EKBIS.CO, NEW YORK -- Harga minyak dunia jatuh lagi pada Selasa (Rabu pagi WIB), setelah Badan Energi Internasional (IEA) memperingatkan harga bisa turun lebih lanjut karena meningkatnya kelebihan pasokan dan melemahnya pertumbuhan permintaan global.
Patokan AS, minyak mentah West Texas Intermediate (WTI) untuk pengiriman Maret turun 1,75 dolar AS (5,9 persen) menjadi berakhir di 27,94 dolar AS per barel di New York Mercantile Exchange. Di London, minyak mentah Brent North Sea untuk pengiriman April, patokan minyak mentah Eropa, turun menjadi 30,32 dolar AS per barel, merosot 2,53 dolar AS (7,7 persen) dari penutupan Senin (8/2). Kedua kontrak WTI dan Brent telah jatuh lebih dari tiga persen pada Senin.
IEA, dalam laporan bulanannya Selasa, memperkirakan surplus minyak dunia akan lebih besar dari perkiraan sebelumnya pada semester pertama 2016. OPEC dinilai bertanggung jawab atas melimpahnya pasokan yang memukul pasar. Sementara, Arab Saudi, Irak, dan pembebasan sanksi Iran memperbesar pasokan minyak pasar. "Dengan pasar sudah dibanjiri minyak, sangat sulit untuk melihat bagaimana harga minyak dapat naik secara signifikan dalam jangka pendek," katanya.
IEA mempertahankan pandangan bahwa pertumbuhan permintaan global akan berkurang di 2016 menjadi 1,2 juta barel per hari dari 1,6 juta barel per hari pada 2015. Akhir bulan lalu, harga sempat mengalami reli didukung spekulasi bahwa Rusia, produsen minyak terbesar dunia, dan 13 negara dari Organisasi Negara-negara Pengekspor Minyak (OPEC) akan membahas pemotongan produksi terkoordinasi.

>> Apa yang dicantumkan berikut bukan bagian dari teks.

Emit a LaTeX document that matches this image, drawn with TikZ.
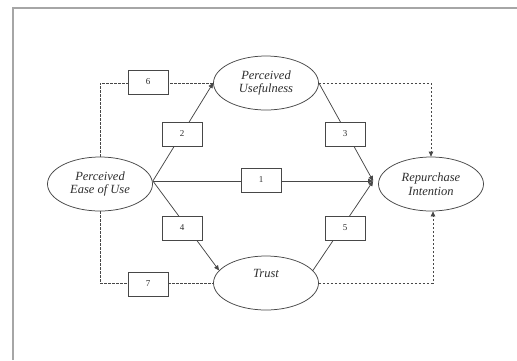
\documentclass[tikz,border=0pt]{standalone}
\usepackage{fontspec}
\setmainfont{Liberation Serif}
\usetikzlibrary{arrows.meta,shapes.geometric}
\definecolor{ln}{gray}{0.28}
\definecolor{tx}{gray}{0.18}
\tikzset{
  construct/.style={ellipse,draw=ln,line width=0.75pt,minimum width=105pt,minimum height=54pt,inner sep=0pt,align=center,text=tx,font=\fontsize{12.5}{13.5}\selectfont\itshape},
  numbox/.style={draw=ln,line width=0.75pt,fill=white,minimum width=40pt,minimum height=24pt,inner sep=0pt,text=tx,font=\fontsize{9}{10}\selectfont},
  solidline/.style={draw=ln,line width=0.75pt},
  arrowtip/.style={-{Triangle[length=5pt,width=4.5pt]}},
  dashline/.style={draw=ln,line width=0.75pt,dash pattern=on 2.5pt off 1.5pt}
}
\begin{document}
\begin{tikzpicture}[x=1pt,y=-1pt]
\useasboundingbox (0,0) rectangle (517,360);
\draw[gray!70,line width=1.3pt] (13,360) -- (13,8) -- (517,8);
\node[construct] (peu) at (100,184) {Perceived\\Ease of Use};
\node[construct] (pu) at (266,83) {Perceived\\Usefulness};
\node[construct] (ri) at (431,184) {Repurchase\\Intention};
\node[construct] (tr) at (266,283) {Trust\\[2pt]\strut};
\coordinate (src) at ([yshift=3pt]peu.east);
\coordinate (dst) at ([xshift=-5pt,yshift=3pt]ri.west);
% dashed paths
\draw[dashline] (peu.north) |- (pu.west);
\draw[dashline] (peu.south) |- (tr.west);
\draw[dashline,arrowtip] (pu.east) -| (ri.north);
\draw[dashline,arrowtip] (tr.east) -| ([xshift=2pt]ri.south);
% solid paths
\draw[solidline,arrowtip] (src) -- (dst);
\draw[solidline,arrowtip] (src) -- (pu.west);
\draw[solidline,arrowtip] (src) -- (tr.165);
\draw[solidline,arrowtip] (pu.east) -- (dst);
\draw[solidline,arrowtip] (tr.15) -- (dst);
% boxes
\node[numbox] (b1) at (261,180) {1};
\node[numbox] (b2) at (182,134) {2};
\node[numbox] (b3) at (345,134) {3};
\node[numbox] (b4) at (182,228) {4};
\node[numbox] (b5) at (345,228) {5};
\node[numbox] (b6) at (148,82) {6};
\node[numbox] (b7) at (148,284) {7};
\end{tikzpicture}
\end{document}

Namun IEA mengatakan bahwa "kemungkinan pemotongan terkoordinasi sangat rendah."
Matt Smith dari ClipperData mencatat bahwa laporan prospek jangka pendek Departemen Energi AS (DoE), juga dirilis Selasa, memberikan gambaran serupa atas pasar. "Jadi kombinasi dari kedua laporan tersebut mungkin membuat harga minyak mentah ke serendah 20-an dolar AS lagi," katanya.
WTI pada Januari turun di bawah 28 dolar AS per barel untuk pertama kalinya sejak September 2003. Produksi minyak OPEC rata-rata 31,6 juta barel per hari tahun lalu, meningkat 0,8 juta barel per hari dari 2014, dipimpin oleh kenaikan produksi di Irak dan Arab Saudi, menurut prospek energi jangka pendek DoE, Selasa.